## The exercise
Leave out the pictures and reproduce all of the data exactly.

>> Start Collected data

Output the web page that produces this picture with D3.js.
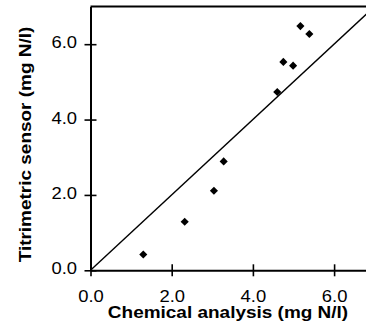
<!DOCTYPE html>
<html>
<head>
<meta charset="utf-8">
<script src="https://cdn.jsdelivr.net/npm/d3@7"></script>
<style>
  html, body { margin: 0; padding: 0; background: #fff; }
  svg { display: block; }
  text { font-family: "Liberation Sans", Arial, Helvetica, sans-serif; fill: #000; }
</style>
</head>
<body>
<svg id="chart" width="366" height="331"></svg>
<script>
// Nitrogen concentration: chemical analysis vs. titrimetric sensor
const chemical = [1.30, 2.32, 3.04, 3.28, 4.60, 4.75, 4.99, 5.17, 5.39];
const sensor   = [0.42, 1.29, 2.11, 2.89, 4.73, 5.53, 5.43, 6.48, 6.27];
const xTicks = [0, 2, 4, 6];
const yTicks = [0, 2, 4, 6];
const xTitle = "Chemical analysis (mg N/l)";
const yTitle = "Titrimetric sensor (mg N/l)";
const identity = [0, 7];

const svg = d3.select("#chart");
const plotL = 90.5, plotT = 6.5, plotR = 374.7, plotB = 270.3;
const stretch = 1.13; // wide letterforms

const x = d3.scaleLinear().domain([0, 7]).range([plotL, plotR]);
const y = d3.scaleLinear().domain([0, 7]).range([plotB, plotT]);
const fmt = d3.format(".1f");

// frame: top and right edges
svg.append("path")
  .attr("d", `M${plotL},${plotT}H${plotR}V${plotB}`)
  .attr("fill", "none").attr("stroke", "#000").attr("stroke-width", 2);

// 1:1 line
svg.append("line")
  .attr("x1", x(identity[0])).attr("y1", y(identity[0]))
  .attr("x2", x(identity[1])).attr("y2", y(identity[1]))
  .attr("stroke", "#000").attr("stroke-width", 1.4);

// x axis
const gx = svg.append("g")
  .attr("transform", `translate(0,${plotB})`)
  .call(d3.axisBottom(x).tickValues(xTicks).tickFormat(fmt).tickSize(6).tickSizeOuter(0));
gx.select(".domain").attr("stroke-width", 2);
gx.selectAll(".tick line").attr("y1", -6).attr("stroke-width", 1.6);
gx.selectAll(".tick text")
  .attr("y", 32).attr("dy", null)
  .attr("transform", `scale(${stretch},1)`)
  .style("font-size", "16.3px").style("font-family", "'Liberation Sans', Arial, sans-serif");

// y axis
const gy = svg.append("g")
  .attr("transform", `translate(${plotL},0)`)
  .call(d3.axisLeft(y).tickValues(yTicks).tickFormat(fmt).tickSize(6).tickSizeOuter(0));
gy.select(".domain").attr("stroke-width", 2);
gy.selectAll(".tick line").attr("x1", 6).attr("stroke-width", 1.6);
gy.selectAll(".tick text")
  .attr("x", -13.5 / stretch).attr("dy", null).attr("y", 3.6)
  .attr("transform", `scale(${stretch},1)`)
  .style("font-size", "16.3px").style("font-family", "'Liberation Sans', Arial, sans-serif");

// axis titles
svg.append("text")
  .attr("transform", `translate(228,318) scale(${stretch},1)`)
  .attr("text-anchor", "middle")
  .style("font-size", "16.8px").style("font-weight", "bold")
  .text(xTitle);

svg.append("text")
  .attr("transform", `translate(30.7,144.5) rotate(-90) scale(${stretch},1)`)
  .attr("text-anchor", "middle")
  .style("font-size", "16.8px").style("font-weight", "bold")
  .text(yTitle);

// data points as filled diamonds
const diamond = d3.symbol().type(d3.symbolDiamond2).size(42);
svg.append("g").selectAll("path")
  .data(chemical.map((c, i) => [c, sensor[i]]))
  .join("path")
  .attr("transform", d => `translate(${x(d[0])},${y(d[1])})`)
  .attr("d", diamond)
  .attr("fill", "#000");
</script>
</body>
</html>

>> End Collected data

## Finished answer
Output the web page that produces this picture with D3.js.
<!DOCTYPE html>
<html>
<head>
<meta charset="utf-8">
<script src="https://cdn.jsdelivr.net/npm/d3@7"></script>
<style>
  html, body { margin: 0; padding: 0; background: #fff; }
  svg { display: block; }
  text { font-family: "Liberation Sans", Arial, Helvetica, sans-serif; fill: #000; }
</style>
</head>
<body>
<svg id="chart" width="366" height="331"></svg>
<script>
// Nitrogen concentration: chemical analysis vs. titrimetric sensor
const chemical = [1.30, 2.32, 3.04, 3.28, 4.60, 4.75, 4.99, 5.17, 5.39];
const sensor   = [0.42, 1.29, 2.11, 2.89, 4.73, 5.53, 5.43, 6.48, 6.27];
const xTicks = [0, 2, 4, 6];
const yTicks = [0, 2, 4, 6];
const xTitle = "Chemical analysis (mg N/l)";
const yTitle = "Titrimetric sensor (mg N/l)";
const identity = [0, 7];

const svg = d3.select("#chart");
const plotL = 90.5, plotT = 6.5, plotR = 374.7, plotB = 270.3;
const stretch = 1.13; // wide letterforms

const x = d3.scaleLinear().domain([0, 7]).range([plotL, plotR]);
const y = d3.scaleLinear().domain([0, 7]).range([plotB, plotT]);
const fmt = d3.format(".1f");

// frame: top and right edges
svg.append("path")
  .attr("d", `M${plotL},${plotT}H${plotR}V${plotB}`)
  .attr("fill", "none").attr("stroke", "#000").attr("stroke-width", 2);

// 1:1 line
svg.append("line")
  .attr("x1", x(identity[0])).attr("y1", y(identity[0]))
  .attr("x2", x(identity[1])).attr("y2", y(identity[1]))
  .attr("stroke", "#000").attr("stroke-width", 1.4);

// x axis
const gx = svg.append("g")
  .attr("transform", `translate(0,${plotB})`)
  .call(d3.axisBottom(x).tickValues(xTicks).tickFormat(fmt).tickSize(6).tickSizeOuter(0));
gx.select(".domain").attr("stroke-width", 2);
gx.selectAll(".tick line").attr("y1", -6).attr("stroke-width", 1.6);
gx.selectAll(".tick text")
  .attr("y", 32).attr("dy", null)
  .attr("transform", `scale(${stretch},1)`)
  .style("font-size", "16.3px").style("font-family", "'Liberation Sans', Arial, sans-serif");

// y axis
const gy = svg.append("g")
  .attr("transform", `translate(${plotL},0)`)
  .call(d3.axisLeft(y).tickValues(yTicks).tickFormat(fmt).tickSize(6).tickSizeOuter(0));
gy.select(".domain").attr("stroke-width", 2);
gy.selectAll(".tick line").attr("x1", 6).attr("stroke-width", 1.6);
gy.selectAll(".tick text")
  .attr("x", -13.5 / stretch).attr("dy", null).attr("y", 3.6)
  .attr("transform", `scale(${stretch},1)`)
  .style("font-size", "16.3px").style("font-family", "'Liberation Sans', Arial, sans-serif");

// axis titles
svg.append("text")
  .attr("transform", `translate(228,318) scale(${stretch},1)`)
  .attr("text-anchor", "middle")
  .style("font-size", "16.8px").style("font-weight", "bold")
  .text(xTitle);

svg.append("text")
  .attr("transform", `translate(30.7,144.5) rotate(-90) scale(${stretch},1)`)
  .attr("text-anchor", "middle")
  .style("font-size", "16.8px").style("font-weight", "bold")
  .text(yTitle);

// data points as filled diamonds
const diamond = d3.symbol().type(d3.symbolDiamond2).size(42);
svg.append("g").selectAll("path")
  .data(chemical.map((c, i) => [c, sensor[i]]))
  .join("path")
  .attr("transform", d => `translate(${x(d[0])},${y(d[1])})`)
  .attr("d", diamond)
  .attr("fill", "#000");
</script>
</body>
</html>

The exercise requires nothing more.